What is the count of lines in the listing below that hold the string "chart"? Reply with that number alone.

═════ Dataset excerpt ═════

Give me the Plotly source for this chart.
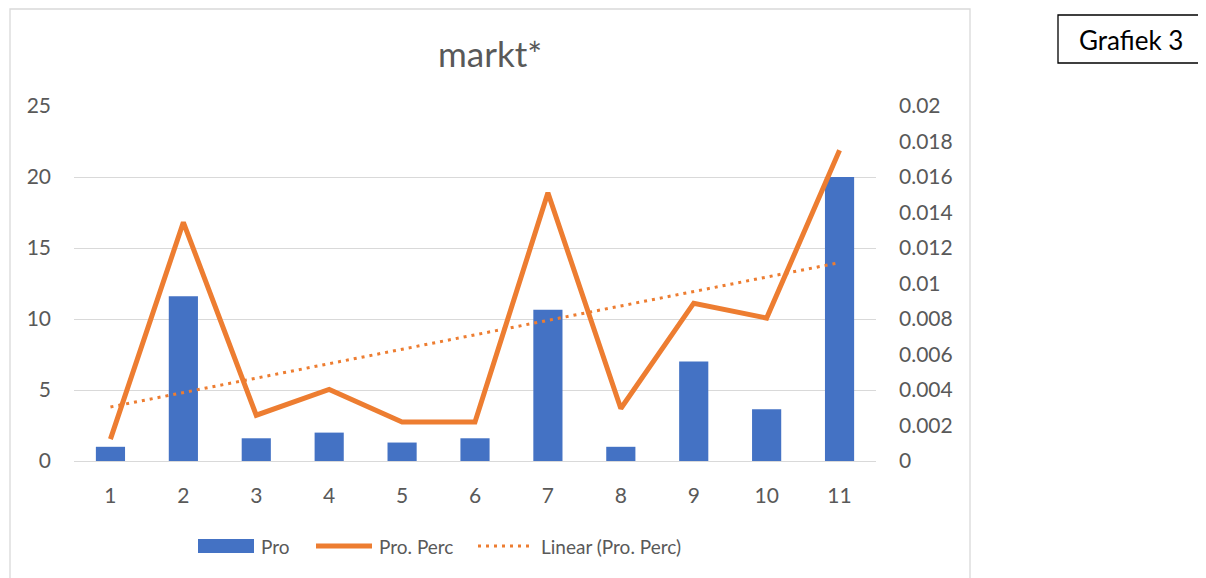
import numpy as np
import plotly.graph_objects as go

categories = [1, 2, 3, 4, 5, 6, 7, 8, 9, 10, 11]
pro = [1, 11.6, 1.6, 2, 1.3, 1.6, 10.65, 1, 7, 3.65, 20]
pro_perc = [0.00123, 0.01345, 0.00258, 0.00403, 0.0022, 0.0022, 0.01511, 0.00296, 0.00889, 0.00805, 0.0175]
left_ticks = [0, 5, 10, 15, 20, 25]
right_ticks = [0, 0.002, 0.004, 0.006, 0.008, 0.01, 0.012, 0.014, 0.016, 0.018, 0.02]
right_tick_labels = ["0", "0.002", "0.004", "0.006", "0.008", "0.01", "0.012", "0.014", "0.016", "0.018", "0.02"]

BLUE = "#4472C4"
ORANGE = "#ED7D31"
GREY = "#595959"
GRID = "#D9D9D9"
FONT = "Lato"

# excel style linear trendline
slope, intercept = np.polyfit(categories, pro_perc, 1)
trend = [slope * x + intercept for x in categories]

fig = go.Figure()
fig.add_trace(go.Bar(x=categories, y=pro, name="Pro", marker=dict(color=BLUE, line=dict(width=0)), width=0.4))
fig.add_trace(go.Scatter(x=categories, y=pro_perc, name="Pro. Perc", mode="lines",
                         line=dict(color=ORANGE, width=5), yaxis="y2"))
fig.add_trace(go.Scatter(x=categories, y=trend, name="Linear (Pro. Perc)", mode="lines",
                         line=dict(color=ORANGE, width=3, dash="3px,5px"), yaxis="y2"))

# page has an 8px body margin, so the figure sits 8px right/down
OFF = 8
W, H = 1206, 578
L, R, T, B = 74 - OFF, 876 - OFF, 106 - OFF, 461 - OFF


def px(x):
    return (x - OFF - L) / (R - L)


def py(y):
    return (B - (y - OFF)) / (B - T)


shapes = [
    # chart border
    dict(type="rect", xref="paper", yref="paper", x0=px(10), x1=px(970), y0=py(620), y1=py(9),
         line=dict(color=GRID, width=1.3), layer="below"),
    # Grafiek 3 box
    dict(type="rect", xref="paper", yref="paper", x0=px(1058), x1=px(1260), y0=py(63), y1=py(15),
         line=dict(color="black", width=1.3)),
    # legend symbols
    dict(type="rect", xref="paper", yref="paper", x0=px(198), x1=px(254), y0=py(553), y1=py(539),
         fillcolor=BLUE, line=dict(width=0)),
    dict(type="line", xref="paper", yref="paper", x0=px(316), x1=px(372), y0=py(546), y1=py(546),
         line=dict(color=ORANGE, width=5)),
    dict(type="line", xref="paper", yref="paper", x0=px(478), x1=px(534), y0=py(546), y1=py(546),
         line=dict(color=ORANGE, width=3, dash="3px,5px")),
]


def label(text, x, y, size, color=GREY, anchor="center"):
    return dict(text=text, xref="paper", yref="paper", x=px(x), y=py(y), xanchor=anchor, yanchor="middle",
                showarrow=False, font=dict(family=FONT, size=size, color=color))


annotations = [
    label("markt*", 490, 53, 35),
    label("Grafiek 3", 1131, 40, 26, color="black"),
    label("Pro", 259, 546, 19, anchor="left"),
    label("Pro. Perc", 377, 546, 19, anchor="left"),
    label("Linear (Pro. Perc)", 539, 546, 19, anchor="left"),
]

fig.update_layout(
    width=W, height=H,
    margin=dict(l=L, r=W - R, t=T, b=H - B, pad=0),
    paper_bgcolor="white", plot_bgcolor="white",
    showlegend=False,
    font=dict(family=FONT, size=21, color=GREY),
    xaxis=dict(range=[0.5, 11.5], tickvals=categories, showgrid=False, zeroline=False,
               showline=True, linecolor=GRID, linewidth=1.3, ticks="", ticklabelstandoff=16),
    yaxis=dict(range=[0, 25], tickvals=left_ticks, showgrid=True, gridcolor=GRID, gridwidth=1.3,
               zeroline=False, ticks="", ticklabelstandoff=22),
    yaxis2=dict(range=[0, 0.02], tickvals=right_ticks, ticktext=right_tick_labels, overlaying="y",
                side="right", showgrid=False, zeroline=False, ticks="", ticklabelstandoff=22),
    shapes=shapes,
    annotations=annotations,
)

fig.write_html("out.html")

═════

_Solution to the exercise_
2